# What is "Yahoo! Detect"?



## Farmsxprt (May 28, 2011)

My ISP (ComCast) sent an updated version of Norton Security Suite yesterday. This version has a new widget I'd never seen before - a general review of downloads, installs, _etc_. This app says that something called "Yahoo! Detect" was installed on my computer two days ago. I can't find ANYTHING about "Yahoo! Detect" anywhere. Of course, Yahoo fails to respond to my question.
Can anyone here shed some light?
Thanks!


----------



## Cheeseball81 (Mar 3, 2004)

Hi and welcome. Nothing about it on Google. What about contacting Norton about it?

Note: I did read other things about an app that was called something similar. It was Yahoo Detector which could detect if users were online or using an invisible status on Yahoo Messenger.

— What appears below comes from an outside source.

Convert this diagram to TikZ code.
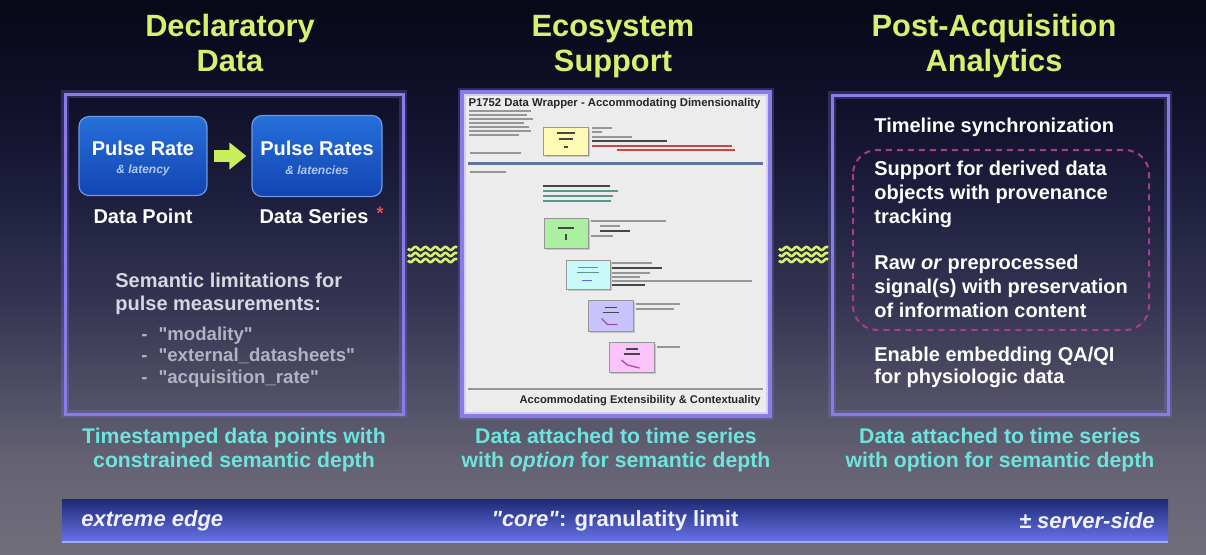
\documentclass[tikz,border=0pt]{standalone}
\usepackage{fontspec}
\setmainfont{Liberation Sans}[Ligatures=TeXOff]
\usetikzlibrary{arrows.meta,shadows}
\definecolor{titlelime}{RGB}{215,240,110}
\definecolor{arrowlime}{RGB}{200,240,90}
\definecolor{capcyan}{RGB}{110,228,222}
\definecolor{panelborder}{RGB}{138,124,232}
\definecolor{semgray}{RGB}{215,215,225}
\definecolor{listgray}{RGB}{178,178,194}
\definecolor{bgtop}{RGB}{8,8,24}
\definecolor{bgA}{RGB}{16,16,42}
\definecolor{bgB}{RGB}{30,30,62}
\definecolor{bgC}{RGB}{52,52,82}
\definecolor{bgD}{RGB}{82,80,102}
\definecolor{bgE}{RGB}{102,100,116}
\definecolor{bgbot}{RGB}{112,110,122}
\definecolor{bartop}{RGB}{28,42,115}
\definecolor{barbot}{RGB}{105,115,235}
\definecolor{boxtop}{RGB}{38,112,218}
\definecolor{boxbot}{RGB}{18,68,178}
\definecolor{boxsub}{RGB}{170,200,242}
\definecolor{dashmag}{RGB}{165,62,145}
\definecolor{thumbbg}{RGB}{236,236,236}
\definecolor{thumbline}{RGB}{95,115,160}
\definecolor{tgray}{RGB}{150,150,150}
\definecolor{tdark}{RGB}{70,70,70}
\definecolor{tteal}{RGB}{90,150,140}
\definecolor{tred}{RGB}{200,70,70}
\definecolor{yelbox}{RGB}{255,250,180}
\definecolor{grnbox}{RGB}{170,240,160}
\definecolor{cyabox}{RGB}{200,250,250}
\definecolor{purbox}{RGB}{200,195,250}
\definecolor{pnkbox}{RGB}{250,195,250}
\definecolor{astred}{RGB}{230,80,80}
\pgfdeclareverticalshading{bgshade}{100bp}{color(0bp)=(bgbot); color(25bp)=(bgbot); color(32.6bp)=(bgE); color(39bp)=(bgD); color(48bp)=(bgC); color(57bp)=(bgB); color(66bp)=(bgA); color(75bp)=(bgtop); color(100bp)=(bgtop)}
\begin{document}
\begin{tikzpicture}[x=0.5pt,y=-0.5pt,
  title/.style={font=\bfseries\fontsize{15.4}{17.5}\selectfont, text=titlelime, inner sep=0pt, anchor=base},
  ptext/.style={font=\bfseries\fontsize{10}{12}\selectfont, text=white, inner sep=0pt, align=left, anchor=west},
  caption/.style={font=\bfseries\fontsize{10.6}{12}\selectfont, text=capcyan, inner sep=0pt, align=center},
  bartext/.style={font=\bfseries\fontsize{11}{13}\selectfont, text=white!94!blue, inner sep=0pt},
  panel/.style={draw=panelborder, line width=1.5pt},
  panelglow/.style={draw=panelborder, line width=4pt, opacity=0.25},
  bluebox/.style={rounded corners=5pt, top color=boxtop, bottom color=boxbot, draw=boxtop!70!white, line width=0.6pt, inner sep=0pt},
  boxtitle/.style={font=\bfseries\fontsize{10}{12}\selectfont, text=white, inner sep=0pt},
  boxsubt/.style={font=\bfseries\itshape\fontsize{6}{7}\selectfont, text=boxsub, inner sep=0pt},
  thumbbox/.style={draw=tgray, line width=0.4pt, inner sep=0pt, drop shadow={shadow xshift=1pt, shadow yshift=-1pt, opacity=0.35}},
  tline/.style={line width=0.7pt, draw=tgray},
  tbold/.style={line width=0.9pt, draw=tdark},
  wave/.style={draw=titlelime, line width=1.3pt},
  dashbox/.style={draw=dashmag, line width=1pt, dash pattern=on 3pt off 2.5pt, rounded corners=12pt},
]
\useasboundingbox (0,0) rectangle (1206,554);
\fill[shading=bgshade] (0,0) rectangle (1206,554);

% titles
\node[title] (t1a) at (230,36) {Declaratory};
\node[title] (t1b) at (230,71) {Data};
\node[title] (t2a) at (613,36) {Ecosystem};
\node[title] (t2b) at (613,71) {Support};
\node[title] (t3a) at (994,36) {Post-Acquisition};
\node[title] (t3b) at (994,71) {Analytics};

% left panel
\draw[panelglow] (65,94) rectangle (403,414);
\draw[panel] (65,94) rectangle (403,414);
\node[bluebox, minimum width=64pt, minimum height=39.5pt] (b1) at (143,156) {};
\node[bluebox, minimum width=65pt, minimum height=40.5pt] (b2) at (317,156) {};
\node[boxtitle] (b1t) at (143,148) {Pulse Rate};
\node[boxsubt] (b1s) at (143,170) {\& latency};
\node[boxtitle] (b2t) at (317,148) {Pulse Rates};
\node[boxsubt] (b2s) at (317,170) {\& latencies};
\draw[arrowlime, line width=6pt, -{Triangle[length=8.5pt,width=13pt]}, shorten <=3pt, shorten >=2.5pt] (b1.east) -- (b2.west);
\node[boxtitle] (dp) at (143,216) {Data Point};
\node[boxtitle] (ds) at (314,216) {Data Series};
\node[font=\bfseries\fontsize{9}{9}\selectfont, text=astred, inner sep=0pt] (ast) at (380,213) {*};
\node[ptext, text=semgray, font=\bfseries\fontsize{10}{11.5}\selectfont] (sem) at (115,293.5) {Semantic limitations for\\pulse measurements:};
\node[ptext, text=listgray, font=\bfseries\fontsize{9.3}{10.75}\selectfont] (lst) at (141,357) {-\hspace{5.5pt}"modality"\\-\hspace{5.5pt}"external\_datasheets"\\-\hspace{5.5pt}"acquisition\_rate"};

% waves
\foreach \yy in {248.5,254.5,260.5} {
  \draw[wave] plot[domain=0:49,samples=80,smooth] ({408+\x},{\yy+1.6*sin(\x*36)});
  \draw[wave] plot[domain=0:49,samples=80,smooth] ({779+\x},{\yy+1.6*sin(\x*36)});
}

% middle panel (thumbnail)
\fill[thumbbg] (462,92) rectangle (770,416);
\draw[panelglow] (462,92) rectangle (770,416);
\draw[panelborder, line width=2pt] (462,92) rectangle (770,416);
\node[inner sep=0pt, text=black!85] (tt) at (614.5,104) {\resizebox{146pt}{!}{\bfseries P1752 Data Wrapper - Accommodating Dimensionality}};
\foreach \yy/\ll in {111/62,115/58,119/64,123/55,127/60,131/62,135/50} {
  \draw[tline, line width=0.6pt] (469,\yy) -- ++(\ll,0);
}
\draw[tline, line width=0.9pt] (470,153) -- (521,153);
\draw[line width=1.5pt, draw=thumbline] (468,163) -- (763,163);
\draw[tline, line width=0.9pt] (470,172) -- (506,172);
% yellow box
\node[thumbbox, fill=yelbox, minimum width=22.5pt, minimum height=14pt] (yb) at (565.5,141) {};
\draw[tbold, line width=0.6pt] ([shift={(-9,-8)}]yb.center) -- ++(18,0);
\draw[tbold, line width=0.6pt] ([shift={(-7,-2)}]yb.center) -- ++(14,0);
\draw[tbold, line width=0.6pt] ([shift={(-2,6)}]yb.center) -- ++(4,0);
\foreach \yy/\xx/\ll/\cc in {128/592/20/tgray,132/592/10/tgray,137/592/40/tgray,141/592/75/tdark,146/592/140/tred,150/617/118/tred} {
  \draw[line width=0.6pt, draw=\cc] (\xx,\yy) -- ++(\ll,0);
}
% state block
\draw[tbold, line width=0.8pt] (543,186) -- (610,186);
\foreach \yy/\ll in {191/75,196/70,201/68} {
  \draw[line width=0.6pt, draw=tteal] (543,\yy) -- ++(\ll,0);
}
% green box
\node[thumbbox, fill=grnbox, minimum width=22pt, minimum height=15pt] (gb) at (566,233) {};
\draw[tbold, line width=0.6pt] ([shift={(-8,-5)}]gb.center) -- ++(16,0);
\draw[tbold, line width=0.8pt] ([shift={(0,1)}]gb.center) -- ++(0,6);
\foreach \yy/\xx/\ll/\cc in {221/591/75/tgray,226/600/20/tgray,231/600/30/tdark,236/591/22/tgray} {
  \draw[line width=0.6pt, draw=\cc] (\xx,\yy) -- ++(\ll,0);
}
% cyan box
\node[thumbbox, fill=cyabox, minimum width=22pt, minimum height=14.5pt] (cb) at (588,274.5) {};
\draw[line width=0.6pt, draw=tteal] ([shift={(-10,-7)}]cb.center) -- ++(20,0);
\draw[line width=0.6pt, draw=tteal] ([shift={(-11,-2)}]cb.center) -- ++(22,0);
\draw[line width=0.7pt, draw=purbox!50!blue] ([shift={(-6,6)}]cb.center) -- ++(10,0);
\foreach \yy/\xx/\ll/\cc in {263/612/40/tgray,268/612/50/tdark,273/612/38/tgray,277/612/28/tgray,281/612/140/tgray,285/612/33/tdark} {
  \draw[line width=0.6pt, draw=\cc] (\xx,\yy) -- ++(\ll,0);
}
% purple box
\node[thumbbox, fill=purbox, minimum width=22.5pt, minimum height=15.5pt] (pb) at (610.5,315.5) {};
\draw[tbold, line width=0.6pt] ([shift={(-6,-8)}]pb.center) -- ++(12,0);
\draw[tbold, line width=0.6pt] ([shift={(-8,-3)}]pb.center) -- ++(16,0);
\draw[line width=0.7pt, draw=purbox!40!violet] ([shift={(-9,3)}]pb.center) -- ++(6,6) -- ++(10,0);
\draw[line width=0.6pt, draw=tgray] (636,304) -- ++(44,0);
\draw[line width=0.6pt, draw=tgray] (636,309) -- ++(38,0);
% pink box
\node[thumbbox, fill=pnkbox, minimum width=22.5pt, minimum height=15pt] (kb) at (631.5,357) {};
\draw[tbold, line width=0.6pt] ([shift={(-6,-8)}]kb.center) -- ++(12,0);
\draw[tbold, line width=0.6pt] ([shift={(-8,-3)}]kb.center) -- ++(16,0);
\draw[line width=0.7pt, draw=pnkbox!40!violet] ([shift={(-10,3)}]kb.center) -- ++(6,5) -- ++(12,3);
\draw[line width=0.6pt, draw=tgray] (657,347) -- ++(23,0);
\draw[line width=0.6pt, draw=tgray] (468,389) -- (763,389);
\node[anchor=east, inner sep=0pt, text=black!85] (tb) at (761,401) {\resizebox{120.5pt}{!}{\bfseries Accommodating Extensibility \& Contextuality}};

% right panel
\draw[panelglow] (832,95) rectangle (1168,414);
\draw[panel] (832,95) rectangle (1168,414);
\node[ptext] (r1) at (874,127) {Timeline synchronization};
\draw[dashbox] (853,150) rectangle (1149,330);
\node[ptext] (r2) at (874,194) {Support for derived data\\objects with provenance\\tracking};
\node[ptext] (r3) at (874,286) {Raw \textit{or} preprocessed\\signal(s) with preservation\\of information content};
\node[ptext, font=\bfseries\fontsize{10}{11}\selectfont] (r4) at (874,367) {Enable embedding QA/QI\\for physiologic data};

% captions
\node[caption] (c1) at (234,450) {Timestamped data points with\\constrained semantic depth};
\node[caption] (c2) at (616,450) {Data attached to time series\\with \textit{option} for semantic depth};
\node[caption] (c3) at (1000,450) {Data attached to time series\\with option for semantic depth};

% bottom bar
\shade[top color=bartop, bottom color=barbot] (62,499) rectangle (1168,542);
\draw[barbot!60!white, line width=1pt] (62,541.5) -- (1168,541.5);
\node[bartext, anchor=west] (e1) at (81,521) {\itshape extreme edge};
\node[bartext] (e2) at (615,521) {\textit{"core"}: granulatity limit};
\node[bartext, anchor=east] (e3) at (1155,521) {\itshape ± server-side};
\end{tikzpicture}
\end{document}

I don't know if it's the same sort of thing.


----------



## Snagglegaster (Sep 12, 2006)

Most likely it is either a component of Yahoo Messenger, or a utility to notify you if some app wants to change your default search engine from Yahoo. There shouldn't be any problem disabling it through msconfig, and if you don't like the outcome, you can re-enable it.


----------



## Farmsxprt (May 28, 2011)

I appreciate the reply, SG. I don't use YM and MSCONFIG doesn't show it. Maybe Norton just hiccuped; no harm no foul, I guess. Thanks again for taking the time....


----------